Brian Aldiss & Roger Penrose : Mars blanche
(White Mars, 1999)
roman de Science-Fiction
- par ailleurs :
« Rechercher l'excellence a un sens. C'est un objectif accessible, qui contient sa propre satisfaction. Rechercher le bonheur conduit à la débauche, aux fast foods et au désespoir ».
Tel est le sentiment que cherche à faire partager Tom Jefferies, leader consensuel, à ceux qui se sont embarqués vers Mars. Six mille. À peu près la population de la petite république d'Athènes.
Voici l'occasion unique de réaliser une utopie pour ces scientifiques qui refusent de terraformer la planète rouge. Deux raisons de créer Mars blanche : le lieu s'avère assez inerte et silencieux pour découvrir la “tache oméga”, qui assigne sa masse à toutes les particules de l'univers. La découverte de cette trace hypothétique donnera enfin une consistance à la réalité. En second lieu, Eupacus, le fabuleux consortium qui tient le monde de l'espace sous sa coupe, vient de s'écrouler dans un scandale sans précédent. Condamnés à la solitude, les naufragés s'interrogent.
Dans quelles conditions atteint-on à l'excellence ? L'accord n'est pas unanime.
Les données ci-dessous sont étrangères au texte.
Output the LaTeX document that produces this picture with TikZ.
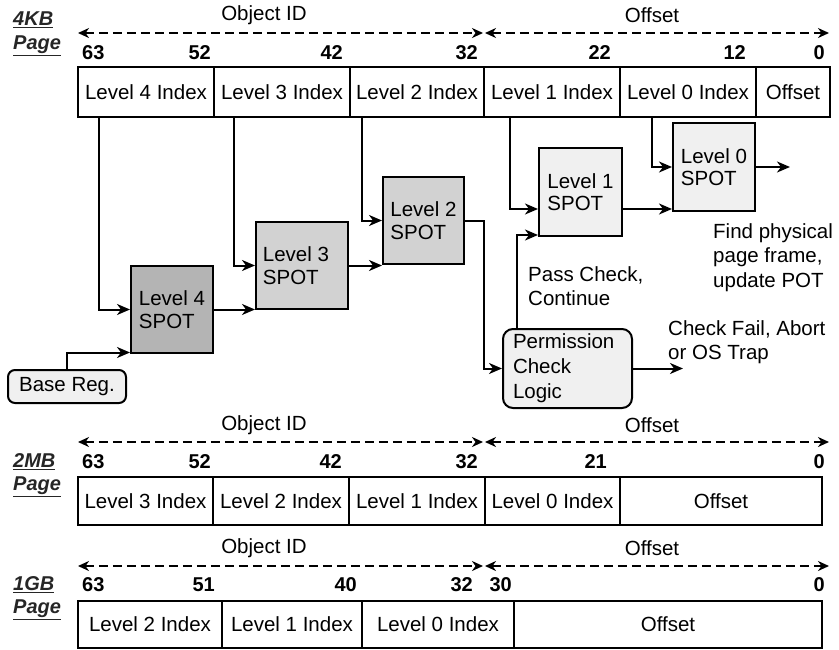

La langue, la nationalité, la religion, le sexe = plaisir = surpopulation, la drogue, la domination parentale, les formes de l'éducation, tout oppose les uns aux autres. Par exemple, la phobie du tabac — à laquelle adhère Aldiss —, n'est-elle pas l'exemple d'une intransigeance aussi nocive pour la paix civile que celle de ses consommateurs ? La tolérance n'est guère une vertu humaine. Alors que faire lorsqu'on a identifié l'influence pernicieuse des “croquemitaines” sur la société : conflit permanent entre culture passéiste et idées nouvelles, impérialisme anthropocentrique, adhésion aveugle aux idées reçues, prédominance des nantis sur les démunis. Heureusement, le cinquième, prédominance du marché, n'a plus cours ici puisque l'argent n'existe pas.
Malgré une certaine pesanteur du récit, l'atmosphère psychologique qui accompagne le vol interplanétaire, la difficile adaptation aux dômes, les surprises d'une vie différente, les sensations, les dépressions, les enthousiasmes, les conflits trouvent sous la plume de Brian W. Aldiss leur parfaite expression littéraire. Les paysages du silence et de la mort géologique lui donnent l'occasion de suggérer l'étrange, de traduire le défi impossible que lancent ces Hommes à l'adresse de l'utopie, toujours plus loin chaque fois que l'on croit l'atteindre.
Quelles sont les lois idéales pour qu'une espèce vive sans s'autodétruire, en conservant l'entière vigueur de sa créativité ? Tel est le thème de ce suspense lent, intelligent, drôlement amer, qui offre en guise de conclusion surprenante toute la magie de l'altérité.